The College proposes to introduce public reporting requirements for the largest companies operating in the EU and in tax havens. It also assesses progress by Greece to address deficiencies at external borders and discusses way forward on visa reciprocity.
Tax transparency: country-by-country reporting by multinationals
Fighting against tax avoidance and aggressive tax planning is a political priority for the European Commission. Since the beginning of its mandate, the Juncker Commission has pursued an ambitious agenda to ensure fair taxation, meaning that companies should pay their fair amount of taxes in the country where they generate their profits.
Today, in its weekly meeting, the Commission proposed public tax transparency rules for multinationals on a country-by-country basis. The proposal builds on the Commission’s work to tackle corporate tax avoidance in Europe, estimated to cost EU countries EUR 50-70 billion a year in lost tax revenues.
Once adopted by the Council and the European Parliament, the new rules will apply to the approximately 6.500 largest companies operating in the EU with global revenues exceeding EUR 750 million a year without damaging their competitiveness and without affecting small and medium sized companies.
Today’s proposal will amend the Accounting Directive (Directive 2013/34/EU) to ensure that large groups publish annually a report disclosing the profit and the tax accrued and paid in each Member State on a country-by-country basis. This information will remain available for five years. Contextual information (turnover, number of employees and nature of activities) will enable an informed analysis and will have to be disclosed for every EU country in which a company is active, as well as for those tax jurisdictions that do not abide by tax good governance standards (so-called tax havens). The proposal therefore also addresses concerns flowing from the Panama Papers.

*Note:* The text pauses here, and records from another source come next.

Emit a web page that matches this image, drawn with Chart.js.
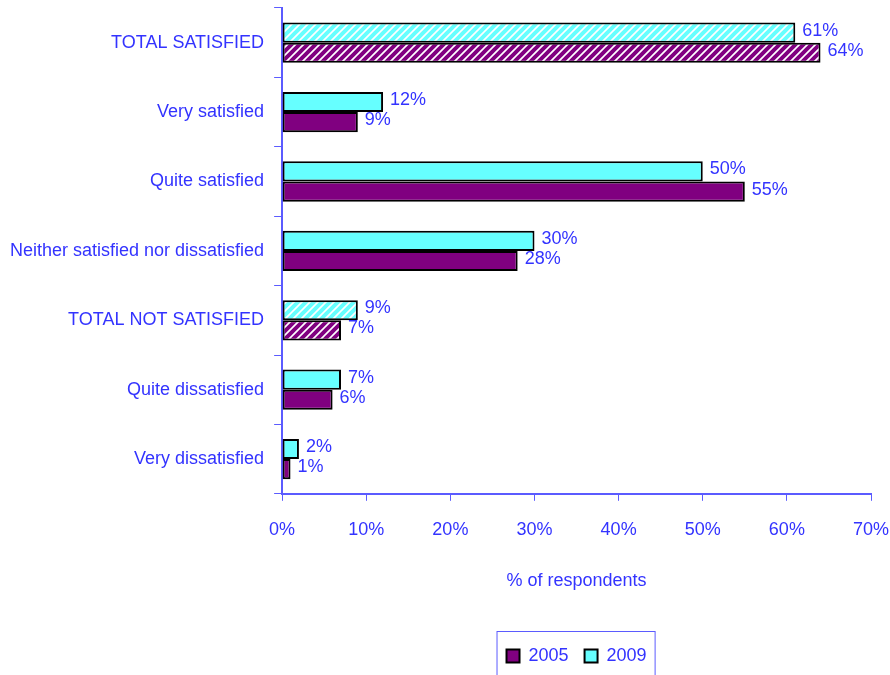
<!DOCTYPE html>
<html>
<head>
<meta charset="utf-8">
<script src="https://cdn.jsdelivr.net/npm/chart.js@4/dist/chart.umd.min.js"></script>
<style>
	html, body { margin: 0; padding: 0; background: #fff; }
	#wrap { width: 890px; height: 675px; }
</style>
</head>
<body>
<div id="wrap"><canvas id="satisfaction"></canvas></div>
<script>
const categories = [
	"TOTAL SATISFIED",
	"Very satisfied",
	"Quite satisfied",
	"Neither satisfied nor dissatisfied",
	"TOTAL NOT SATISFIED",
	"Quite dissatisfied",
	"Very dissatisfied",
];
const values2009 = [61, 12, 50, 30, 9, 7, 2];
const values2005 = [64, 9, 55, 28, 7, 6, 1];
const hatchedRows = [0, 4];
const xTicks = [0, 10, 20, 30, 40, 50, 60, 70];

const FONT = "'Liberation Sans Narrow', 'Arial Narrow', 'Liberation Sans', sans-serif";
const TEXT = "#3333FF";
const AXIS = "#5B5BFF";
const CYAN = "#66FFFF";
const PURPLE = "#800080";

function stripes(color) {
	const c = document.createElement("canvas");
	c.width = 8;
	c.height = 8;
	const g = c.getContext("2d");
	g.fillStyle = "#fff";
	g.fillRect(0, 0, 8, 8);
	g.strokeStyle = color;
	g.lineWidth = 4;
	g.beginPath();
	g.moveTo(-2, 10); g.lineTo(10, -2);
	g.moveTo(-6, 6); g.lineTo(6, -6);
	g.moveTo(2, 14); g.lineTo(14, 2);
	g.stroke();
	return g.createPattern(c, "repeat");
}

const cyanHatch = stripes(CYAN);
const purpleHatch = stripes(PURPLE);

const fills2009 = categories.map((c, i) => hatchedRows.includes(i) ? cyanHatch : CYAN);
const fills2005 = categories.map((c, i) => hatchedRows.includes(i) ? purpleHatch : PURPLE);

// value labels just past the end of each bar
const valueLabels = {
	id: "valueLabels",
	afterDatasetsDraw(chart) {
		const ctx = chart.ctx;
		ctx.save();
		ctx.font = "18px " + FONT;
		ctx.fillStyle = TEXT;
		ctx.textAlign = "left";
		ctx.textBaseline = "middle";
		chart.data.datasets.forEach((ds, di) => {
			chart.getDatasetMeta(di).data.forEach((bar, i) => {
				ctx.fillText(ds.data[i] + "%", bar.x + 7, bar.y - 2);
			});
		});
		ctx.restore();
	},
};

const legendBorder = {
	id: "legendBorder",
	afterDraw(chart) {
		const lg = chart.legend;
		const ctx = chart.ctx;
		let w = 0;
		lg.legendHitBoxes.forEach((b) => { w = Math.max(w, b.left + b.width); });
		const left = lg.legendHitBoxes[0].left - 10;
		ctx.save();
		ctx.strokeStyle = AXIS;
		ctx.lineWidth = 1;
		ctx.strokeRect(left + 0.5, lg.top + 0.5, w - left + 8, 60);
		ctx.restore();
	},
};

new Chart(document.getElementById("satisfaction"), {
	type: "bar",
	data: {
		labels: categories,
		datasets: [
			{
				label: "2009",
				data: values2009,
				backgroundColor: fills2009,
				borderColor: "#000",
				borderWidth: 2,
				borderSkipped: false,
				categoryPercentage: 0.58,
				barPercentage: 1,
			},
			{
				label: "2005",
				data: values2005,
				backgroundColor: fills2005,
				borderColor: "#000",
				borderWidth: 2,
				borderSkipped: false,
				categoryPercentage: 0.58,
				barPercentage: 1,
			},
		],
	},
	options: {
		indexAxis: "y",
		responsive: true,
		maintainAspectRatio: false,
		animation: false,
		layout: {
			padding: { top: 8, right: 19, bottom: 0, left: 0 },
		},
		scales: {
			x: {
				min: 0,
				max: 70,
				border: { display: true, color: AXIS, width: 2 },
				grid: { drawOnChartArea: false, drawTicks: true, tickLength: 7, color: AXIS, lineWidth: 1 },
				afterBuildTicks: (axis) => { axis.ticks = xTicks.map((v) => ({ value: v })); },
				afterFit: (axis) => { axis.paddingRight = 0; },
				ticks: {
					color: TEXT,
					padding: 18,
					font: { family: FONT, size: 18 },
					callback: (v) => v + "%",
				},
				title: {
					display: true,
					text: "% of respondents",
					color: TEXT,
					font: { family: FONT, size: 18 },
					padding: { top: 12, bottom: 39 },
				},
			},
			y: {
				border: { display: true, color: AXIS, width: 2 },
				grid: { drawOnChartArea: false, drawTicks: true, tickLength: 8, color: AXIS, lineWidth: 1, offset: true },
				afterFit: (axis) => { axis.paddingTop = 0; axis.paddingBottom = 0; },
				ticks: {
					color: TEXT,
					padding: 10,
					font: { family: FONT, size: 18 },
				},
			},
		},
		plugins: {
			legend: {
				display: true,
				position: "bottom",
				fullSize: false,
				reverse: true,
				labels: {
					color: TEXT,
					font: { family: FONT, size: 18 },
					boxWidth: 13,
					boxHeight: 13,
					padding: 16,
					useBorderRadius: false,
					generateLabels: (chart) => chart.data.datasets.map((ds, i) => ({
						text: ds.label,
						fillStyle: i === 0 ? CYAN : PURPLE,
						strokeStyle: "#000",
						lineWidth: 2,
						fontColor: TEXT,
						datasetIndex: i,
						hidden: false,
					})),
				},
			},
			tooltip: { enabled: false },
		},
	},
	plugins: [valueLabels, legendBorder],
});
</script>
</body>
</html>
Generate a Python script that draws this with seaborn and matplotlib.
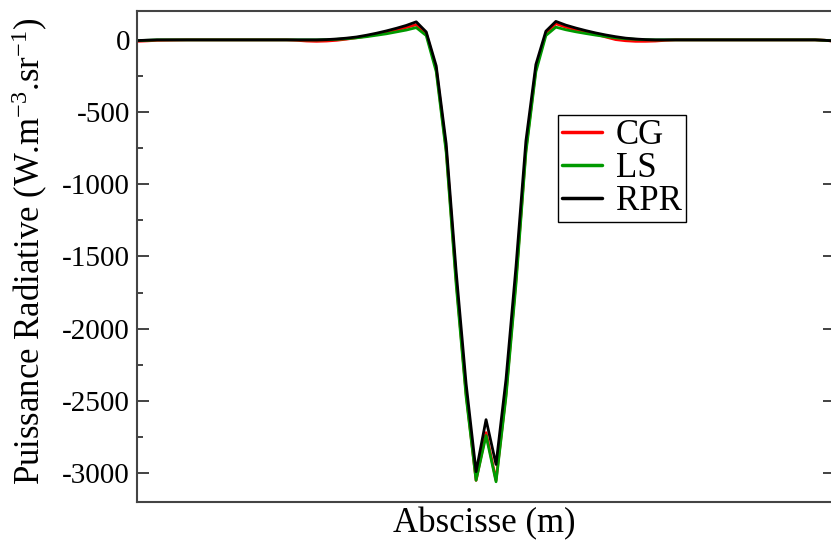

The same rules would apply to all multinationals doing business in Europe. In addition, companies would have to publish an aggregate figure for total taxes paid outside the EU.
Back to Schengen: assessment of Greece Action Plan and latest figures on relocation and resettlement
The Commission adopted its assessment of the Action Plan presented by the Greek authorities which lays out how Greece will tackle deficiencies in its external border management.
Greece’s Action Plan is its roadmap for implementing the recommendations made by the Council on how to address shortcomings in the management of Greece’s portion of the EU external border.
The assessment constitutes another stage in the process set out by the Commission on the Roadmap ‘Back to Schengen’ which seeks to end temporary internal border controls and re-establish the normal functioning of the Schengen area before the end of the year.
The Commission also presented the latest figures on the relocation and resettlement of asylum seekers in the member states. Overall, progress since the Commission’s first report has been unsatisfactory: on relocation, little progress has been made since mid-March, while we see good progress on resettlement. Good progress on resettlement is also the result of the EU-Turkey agreement which has shifted greater focus onto resettlement efforts. Greater efforts on relocation, however, are increasingly urgent in view of the humanitarian situation in Greece.
The Commission adopted a political Communication on the state of play and way forward as regards the situation of non-reciprocity with certain third countries in the area of visa policy.
The United States, Canada and Brunei continue to apply visa requirements for citizens of some EU Member States, despite their citizens benefiting from an EU-wide visa waiver whereas full reciprocity was achieved with Japan in December 2015 and with Australia in June 2015.